→ Available data

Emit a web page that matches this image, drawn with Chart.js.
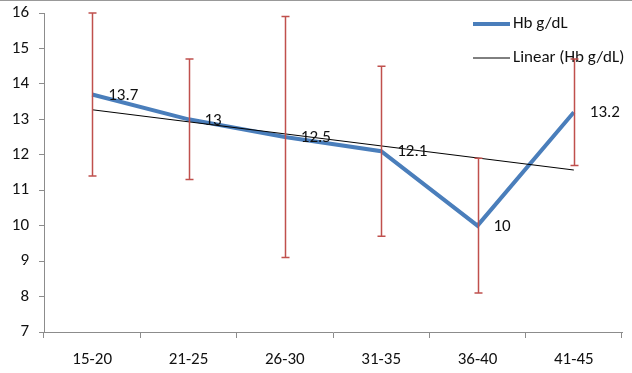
<!DOCTYPE html>
<html>
<head>
<meta charset="utf-8">
<script src="https://cdn.jsdelivr.net/npm/chart.js@4"></script>
<style>
  html, body { margin: 0; padding: 0; background: #fff; }
  #wrap { position: relative; width: 632px; height: 373px; border-top: 1px solid #999; box-sizing: border-box; }
</style>
</head>
<body>
<div id="wrap"><canvas id="hbChart" width="632" height="372"></canvas></div>
<script>
// age groups and Hb means
var ageGroups = ["15-20", "21-25", "26-30", "31-35", "36-40", "41-45"];
var hbMean = [13.7, 13, 12.5, 12.1, 10, 13.2];
// error bar ends
var hbHigh = [16.0, 14.7, 15.9, 14.5, 11.9, 14.7];
var hbLow = [11.4, 11.3, 9.1, 9.7, 8.1, 11.7];
// linear trend, only the two ends are read, line spans the gap
var hbTrend = [13.27, null, null, null, null, 11.57];

var fontFamily = "Carlito, Lato, 'Open Sans', sans-serif";
var fontSize = 17;
var textColor = "#111";
var axisColor = "#8c8c8c";
var blue = "#4a7ebb";
var red = "#c0504d";

var legendPlugin = {
    id: "excelLegend",
    beforeDatasetsDraw: function(chart){
        var ctx = chart.ctx;
        ctx.save();
        ctx.font = fontSize + "px " + fontFamily;
        ctx.fillStyle = textColor;
        ctx.textBaseline = "middle";
        ctx.textAlign = "left";

        ctx.strokeStyle = blue;
        ctx.lineWidth = 4;
        ctx.beginPath();
        ctx.moveTo(473, 23);
        ctx.lineTo(510, 23);
        ctx.stroke();
        ctx.fillText("Hb g/dL", 513, 23);

        ctx.strokeStyle = "#000";
        ctx.lineWidth = 1;
        ctx.beginPath();
        ctx.moveTo(473, 57);
        ctx.lineTo(510, 57);
        ctx.stroke();
        ctx.fillText("Linear (Hb g/dL)", 513, 57);
        ctx.restore();
    }
};

var errorBarPlugin = {
    id: "errorBars",
    afterDatasetsDraw: function(chart){
        var ctx = chart.ctx;
        var xs = chart.scales.x;
        var ys = chart.scales.y;
        ctx.save();
        ctx.strokeStyle = red;
        ctx.lineWidth = 1.5;
        for (var i = 0; i < ageGroups.length; i++) {
            var x = Math.round(xs.getPixelForValue(i)) + 0.5;
            var top = ys.getPixelForValue(hbHigh[i]);
            var bot = ys.getPixelForValue(hbLow[i]);
            ctx.beginPath();
            ctx.moveTo(x, top);
            ctx.lineTo(x, bot);
            ctx.moveTo(x - 4, top);
            ctx.lineTo(x + 4, top);
            ctx.moveTo(x - 4, bot);
            ctx.lineTo(x + 4, bot);
            ctx.stroke();
        }
        ctx.restore();
    }
};

var valueLabelPlugin = {
    id: "valueLabels",
    afterDatasetsDraw: function(chart){
        var ctx = chart.ctx;
        var meta = chart.getDatasetMeta(0);
        ctx.save();
        ctx.font = fontSize + "px " + fontFamily;
        ctx.fillStyle = textColor;
        ctx.textAlign = "left";
        ctx.textBaseline = "middle";
        meta.data.forEach(function(pt, i){
            ctx.fillText(String(hbMean[i]), pt.x + 16, pt.y + 1);
        });
        ctx.restore();
    }
};

var config = {
    type: "line",
    data: {
        labels: ageGroups,
        datasets: [{
            label: "Hb g/dL",
            data: hbMean,
            borderColor: blue,
            borderWidth: 4,
            pointRadius: 0,
            tension: 0,
            order: 2
        }, {
            label: "Linear (Hb g/dL)",
            data: hbTrend,
            borderColor: "#000",
            borderWidth: 1,
            pointRadius: 0,
            spanGaps: true,
            order: 1
        }]
    },
    options: {
        responsive: false,
        animation: false,
        layout: { padding: { top: 12, right: 10, left: 0, bottom: 0 } },
        plugins: {
            legend: { display: false },
            tooltip: { enabled: false }
        },
        scales: {
            x: {
                offset: true,
                afterFit: function(scale){ scale.height = 41; },
                grid: { offset: true, drawOnChartArea: false, tickLength: 6, color: axisColor },
                border: { color: axisColor, width: 1 },
                ticks: { color: textColor, font: { family: fontFamily, size: fontSize }, padding: 12, maxRotation: 0 }
            },
            y: {
                min: 7,
                max: 16,
                afterFit: function(scale){
                    scale.width = 44;
                    scale.paddingTop = 0;
                    scale.paddingBottom = 0;
                },
                grid: { drawOnChartArea: false, tickLength: 5, color: axisColor },
                border: { color: axisColor, width: 1 },
                ticks: { stepSize: 1, color: textColor, font: { family: fontFamily, size: fontSize }, padding: 10 }
            }
        }
    },
    plugins: [legendPlugin, errorBarPlugin, valueLabelPlugin]
};

new Chart(document.getElementById("hbChart"), config);
</script>
</body>
</html>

→ Objective
Omit every picture, then reproduce the rest of the listing exactly.

→ Exercise response
Emit a web page that matches this image, drawn with Chart.js.
<!DOCTYPE html>
<html>
<head>
<meta charset="utf-8">
<script src="https://cdn.jsdelivr.net/npm/chart.js@4"></script>
<style>
  html, body { margin: 0; padding: 0; background: #fff; }
  #wrap { position: relative; width: 632px; height: 373px; border-top: 1px solid #999; box-sizing: border-box; }
</style>
</head>
<body>
<div id="wrap"><canvas id="hbChart" width="632" height="372"></canvas></div>
<script>
// age groups and Hb means
var ageGroups = ["15-20", "21-25", "26-30", "31-35", "36-40", "41-45"];
var hbMean = [13.7, 13, 12.5, 12.1, 10, 13.2];
// error bar ends
var hbHigh = [16.0, 14.7, 15.9, 14.5, 11.9, 14.7];
var hbLow = [11.4, 11.3, 9.1, 9.7, 8.1, 11.7];
// linear trend, only the two ends are read, line spans the gap
var hbTrend = [13.27, null, null, null, null, 11.57];

var fontFamily = "Carlito, Lato, 'Open Sans', sans-serif";
var fontSize = 17;
var textColor = "#111";
var axisColor = "#8c8c8c";
var blue = "#4a7ebb";
var red = "#c0504d";

var legendPlugin = {
    id: "excelLegend",
    beforeDatasetsDraw: function(chart){
        var ctx = chart.ctx;
        ctx.save();
        ctx.font = fontSize + "px " + fontFamily;
        ctx.fillStyle = textColor;
        ctx.textBaseline = "middle";
        ctx.textAlign = "left";

        ctx.strokeStyle = blue;
        ctx.lineWidth = 4;
        ctx.beginPath();
        ctx.moveTo(473, 23);
        ctx.lineTo(510, 23);
        ctx.stroke();
        ctx.fillText("Hb g/dL", 513, 23);

        ctx.strokeStyle = "#000";
        ctx.lineWidth = 1;
        ctx.beginPath();
        ctx.moveTo(473, 57);
        ctx.lineTo(510, 57);
        ctx.stroke();
        ctx.fillText("Linear (Hb g/dL)", 513, 57);
        ctx.restore();
    }
};

var errorBarPlugin = {
    id: "errorBars",
    afterDatasetsDraw: function(chart){
        var ctx = chart.ctx;
        var xs = chart.scales.x;
        var ys = chart.scales.y;
        ctx.save();
        ctx.strokeStyle = red;
        ctx.lineWidth = 1.5;
        for (var i = 0; i < ageGroups.length; i++) {
            var x = Math.round(xs.getPixelForValue(i)) + 0.5;
            var top = ys.getPixelForValue(hbHigh[i]);
            var bot = ys.getPixelForValue(hbLow[i]);
            ctx.beginPath();
            ctx.moveTo(x, top);
            ctx.lineTo(x, bot);
            ctx.moveTo(x - 4, top);
            ctx.lineTo(x + 4, top);
            ctx.moveTo(x - 4, bot);
            ctx.lineTo(x + 4, bot);
            ctx.stroke();
        }
        ctx.restore();
    }
};

var valueLabelPlugin = {
    id: "valueLabels",
    afterDatasetsDraw: function(chart){
        var ctx = chart.ctx;
        var meta = chart.getDatasetMeta(0);
        ctx.save();
        ctx.font = fontSize + "px " + fontFamily;
        ctx.fillStyle = textColor;
        ctx.textAlign = "left";
        ctx.textBaseline = "middle";
        meta.data.forEach(function(pt, i){
            ctx.fillText(String(hbMean[i]), pt.x + 16, pt.y + 1);
        });
        ctx.restore();
    }
};

var config = {
    type: "line",
    data: {
        labels: ageGroups,
        datasets: [{
            label: "Hb g/dL",
            data: hbMean,
            borderColor: blue,
            borderWidth: 4,
            pointRadius: 0,
            tension: 0,
            order: 2
        }, {
            label: "Linear (Hb g/dL)",
            data: hbTrend,
            borderColor: "#000",
            borderWidth: 1,
            pointRadius: 0,
            spanGaps: true,
            order: 1
        }]
    },
    options: {
        responsive: false,
        animation: false,
        layout: { padding: { top: 12, right: 10, left: 0, bottom: 0 } },
        plugins: {
            legend: { display: false },
            tooltip: { enabled: false }
        },
        scales: {
            x: {
                offset: true,
                afterFit: function(scale){ scale.height = 41; },
                grid: { offset: true, drawOnChartArea: false, tickLength: 6, color: axisColor },
                border: { color: axisColor, width: 1 },
                ticks: { color: textColor, font: { family: fontFamily, size: fontSize }, padding: 12, maxRotation: 0 }
            },
            y: {
                min: 7,
                max: 16,
                afterFit: function(scale){
                    scale.width = 44;
                    scale.paddingTop = 0;
                    scale.paddingBottom = 0;
                },
                grid: { drawOnChartArea: false, tickLength: 5, color: axisColor },
                border: { color: axisColor, width: 1 },
                ticks: { stepSize: 1, color: textColor, font: { family: fontFamily, size: fontSize }, padding: 10 }
            }
        }
    },
    plugins: [legendPlugin, errorBarPlugin, valueLabelPlugin]
};

new Chart(document.getElementById("hbChart"), config);
</script>
</body>
</html>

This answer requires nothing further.